Os prémios milionários introduzem uma dimensão de curto prazo, uma prevalência dos resultados imediatos, frequentemente em detrimento da estratégia de médio e longo prazo. A forte concorrência internacional pode exigir um olhar atento sobre o presente, em detrimento de um prazo que deixou de ser referência de mobilização nas sociedades ocidentais, mas não pode fazer esquecer um futuro mais longínquo, mais estruturante.
Pressiona à existência de bons resultados quando da apresentação dos relatórios e contas. A valoração da empresa na base das cotações bolsistas, a dificuldade de quantificação de diversas rubricas do balanço, a margem de variabilidade na determinação do "valor de mercado" e o engenho e arte na manipulação da legislação cria condições legais, não forçosamente éticas, para se influenciar os lucros da empresa. Da legalidade até à fronteira legalmente dúbia a distância é pequena e possível de trilhar. Cria propensões para práticas ilegais nas bolsas de valores ou nos registos contabilísticos, para a apresentação de resultados falsos. As organizações da empresa e da holding podem ser estruturadas de forma a dificultar a descoberta das fraudes. A auditoria pode ser diplomaticamente condicionada, mesmo quando é formalmente "independente". O marketing da imagem da empresa e da administração, as relações sociais estabelecidas e o envolvimento dos políticos criam uma imagem de respeitabilidade "acima de qualquer suspeita".
Em síntese, os prémios milionários não conduzem à fraude nas empresas ou das empresas, mas aumenta o risco de fraude. Uma fraude ao serviço dos beneficiados, mas que é, pela elevada posição hierárquica que ocupam, da própria empresa.
5. Como é possível combater e prevenir estas situações, isto é, o mais elevado risco de fraude?
O problema não é de agora e nas duas últimas décadas têm sido tomadas diversas medidas legislativas, em contextos tão diferentes como os EUA ou a UE. Não nos atrevendo a negar-lhes qualquer eficácia, as fraudes do tipo que estamos a referir continuaram e atingiram, por vezes, dimensões crescentes.
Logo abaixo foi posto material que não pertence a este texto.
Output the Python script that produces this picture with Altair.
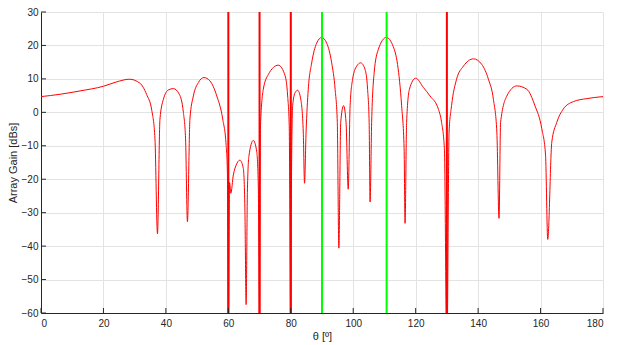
import altair as alt
import pandas as pd

# Array gain curve (theta in degrees, gain in dB)
theta = [0, 6.1, 12.5, 20, 24.2, 28.3, 31.7, 33.8, 35.5, 36.5, 37.3, 38.1, 39.2, 40.8,
         42.4, 44.3, 45.6, 46.3, 46.9, 47.7, 48.8, 50.4, 52.2, 54.1, 56.3, 58.2, 59.3,
         59.7, 60.0, 60.4, 60.8, 61.6, 62.5, 63.7, 64.8, 65.3, 65.7, 66.1, 66.6, 68.0,
         69.1, 69.6, 70.0, 70.3, 71.2, 72.8, 76.0, 78.2, 79.0, 79.5, 80.0, 80.2, 80.6,
         81.4, 82.2, 83.2, 84.0, 84.4, 84.9, 85.6, 86.7, 88.3, 89.9, 91.5, 93.1, 94.2,
         94.9, 95.4, 96.0, 96.9, 97.7, 98.4, 99.0, 99.8, 101.1, 102.4, 103.8, 104.6,
         105.1, 105.4, 105.9, 106.7, 108.0, 110.6, 112.8, 114.2, 115.5, 116.3, 116.6,
         117.1, 118.0, 120.0, 122.5, 124.6, 127.3, 128.3, 129.2, 130.0, 130.7, 131.5,
         133.1, 135.3, 138.5, 141.2, 143.3, 144.9, 146.0, 146.7, 147.2, 149.2, 152.4,
         155.6, 158.2, 160.4, 161.6, 162.3, 163.6, 165.2, 167.3, 170.5, 174.8, 180]
gain = [4.7, 5.4, 6.4, 7.8, 9.1, 9.9, 8.7, 5.4, 0.5, -7.9, -36.3, -2.0, 3.9, 6.7,
        7.1, 5.4, 0.0, -7.9, -32.7, -2.0, 4.9, 8.9, 10.4, 9.4, 4.9, -2.0, -9.9,
        -18.0, -75.0, -21.0, -24.2, -18.7, -15.8, -14.3, -16.8, -28.6, -57.5, -24.0, -13.0, -8.4,
        -11.8, -22.0, -75.0, -4.0, 6.9, 11.3, 14.1, 10.9, 4.9, -4.0, -75.0, -23.7, 2.0,
        5.9, 6.6, 3.9, -5.9, -21.2, -5.9, 6.9, 14.8, 20.7, 22.4, 20.7, 14.8, 6.9,
        -3.0, -40.6, -3.0, 2.0, -3.0, -23.0, 2.0, 9.9, 13.8, 14.8, 12.8, 6.9,
        -3.0, -26.8, -3.0, 11.8, 18.7, 22.4, 19.7, 14.3, 2.0, -10.9, -33.2,
        -3.0, 6.9, 10.2, 7.4, 4.9, 0.9, -3.0, -10.9, -75.0, -5.9, 2.0,
        9.9, 13.8, 16.0, 14.3, 9.9, 3.9, -5.9, -31.7, -3.0, 4.9, 7.9,
        6.9, 2.0, -4.9, -12.8, -38.0, -8.9, -3.0, 1.0, 3.2, 4.1, 4.7]

interferer_angles = [60, 70, 80, 130]
signal_angles = [90, 110.7]

x_ticks = [0, 20, 40, 60, 80, 100, 120, 140, 160, 180]
y_ticks = [-60, -50, -40, -30, -20, -10, 0, 10, 20, 30]

W, H = 562, 301
FONT = "Liberation Sans"

curve_df = pd.DataFrame({"theta": theta, "gain": gain})
red_df = pd.DataFrame({"angle": interferer_angles})
green_df = pd.DataFrame({"angle": signal_angles})
xt_df = pd.DataFrame({"t": x_ticks})
yt_df = pd.DataFrame({"t": y_ticks})

xscale = alt.Scale(domain=[0, 180], nice=False, zero=False)
yscale = alt.Scale(domain=[-60, 30], nice=False, zero=False)

xaxis = alt.Axis(values=x_ticks, title="θ [º]", tickSize=0, labelPadding=5,
                 titlePadding=2, grid=True, labelOverlap=False)
yaxis = alt.Axis(values=y_ticks, title="Array Gain [dBs]", tickSize=0, labelPadding=3,
                 titlePadding=3, grid=True, labelOverlap=False)

base_curve = alt.Chart(curve_df).mark_line(
    color="#ff0000", strokeWidth=1, interpolate="monotone", clip=True
).encode(
    x=alt.X("theta:Q", scale=xscale, axis=xaxis),
    y=alt.Y("gain:Q", scale=yscale, axis=yaxis),
)

red_lines = alt.Chart(red_df).mark_rule(color="#ff0000", strokeWidth=2).encode(
    x=alt.X("angle:Q", scale=xscale, axis=xaxis),
    y=alt.datum(-60, scale=yscale, axis=yaxis),
    y2=alt.datum(30),
)

green_lines = alt.Chart(green_df).mark_rule(color="#00ff00", strokeWidth=2).encode(
    x=alt.X("angle:Q", scale=xscale, axis=xaxis),
    y=alt.datum(-60, scale=yscale, axis=yaxis),
    y2=alt.datum(30),
)

x_tick_marks = alt.Chart(xt_df).mark_rule(color="#262626", strokeWidth=1).encode(
    x=alt.X("t:Q", scale=xscale, axis=xaxis),
    y=alt.value(H),
    y2=alt.value(H - 5),
)

y_tick_marks = alt.Chart(yt_df).mark_rule(color="#262626", strokeWidth=1).encode(
    y=alt.Y("t:Q", scale=yscale, axis=yaxis),
    x=alt.value(0),
    x2=alt.value(5),
)

chart = alt.layer(
    base_curve, red_lines, green_lines, x_tick_marks, y_tick_marks
).properties(
    width=W, height=H,
    autosize=alt.AutoSizeParams(type="none"),
    padding={"left": 33, "top": 4, "right": 20, "bottom": 30},
).configure_view(
    strokeWidth=0
).configure_axis(
    labelFont=FONT, labelFontSize=10, labelColor="#262626",
    titleFont=FONT, titleFontSize=11, titleFontWeight="normal", titleColor="#262626",
    gridColor="#e3e3e3", gridWidth=1,
    domainColor="#262626", domainWidth=1,
)

chart.save("out.html", embed_options={"renderer": "svg", "actions": False})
Muitos políticos aproveitam o choque psicológico que os elevados montantes dos bónus provocam nos cidadãos que dificilmente conseguem ter dinheiro no fim do mês (importante sector do eleitorado) para proclamarem princípios e intenções, dificilmente traduzíveis em acções. Complementarmente sonham com novas leis, mesmo que não façam sentido ou o sistema judicial não esteja preparado para tal.
Afirmar que "o mercado corrigirá sem piedade qualquer tentação de uma gestão distorcida pela avidez dos prémios" (Joaquim Ferreira do Amaral, Económico Weekend, 26/9) é ter esperanças vãs e ser incapaz de aprender, mais que não seja, com a actual crise. O mercado, essa realidade mítica invocada em vão, é eventualmente capaz de "corrigir" essas situações, mas muito provavelmente entregando a "factura" a quem só teve a responsabilidade de trabalhar e de o fazer com dignidade.
Faz mais sentido afirmar que os prémios dos gestores é um assunto da competência dos accionistas. Estudos demonstram que nas empresas com maior concentração do capital, sobretudo quando historicamente a propriedade pertence a uma família, a probabilidade de fraude perpetrada pela administração é menor. O controlo dos accionistas exerce-se e impõe regras aos conselhos de administração. Pode ser um controlo eficaz, mas também exige algumas ressalvas:
* Haver um controlo dos accionistas não significa que o controlo deva ser exclusivamente deles. As empresas são parte do tecido económico-social e têm responsabilidades perante os restantes intervenientes nesse espaço. Recorde-se que as remunerações pagas por muitas empresas são maiores que o produto interno de países desenvolvidos. Por isso os prémios milionários têm impactos sociais vários que podem aconselhar outras tutelas. Quando as empresas são apoiadas com dinheiros públicos ainda é maior a sua responsabilidade perante os outros e a exigência de um controlo e regulação.
* O controlo dos accionistas faz sentido, mas só poderá ser viável e totalmente eficaz se eles tiverem condições para avaliação plena da empresa (a fraude sendo uma actuação dissimulada dificulta-o), se o bónus e a distribuição de lucros não forem concomitantes, se em muitos aspectos os accionistas não estiverem dependentes dos próprios administradores (resultado de uma teia de "favores" realizados por estes a aquele). Muitos estudos mostram a importância crescente da tecnocracia e dos gestores em relação aos proprietários do capital.
Estamos perante uma situação inevitável sem viabilidade de resolução? Certamente que não.
Limitei-me a contribuir para o esclarecimento do problema lembrando que a economia "sombra" e a fraude são realidades presentes do nosso quotidiano, mesmo quando as pretendemos ignorar.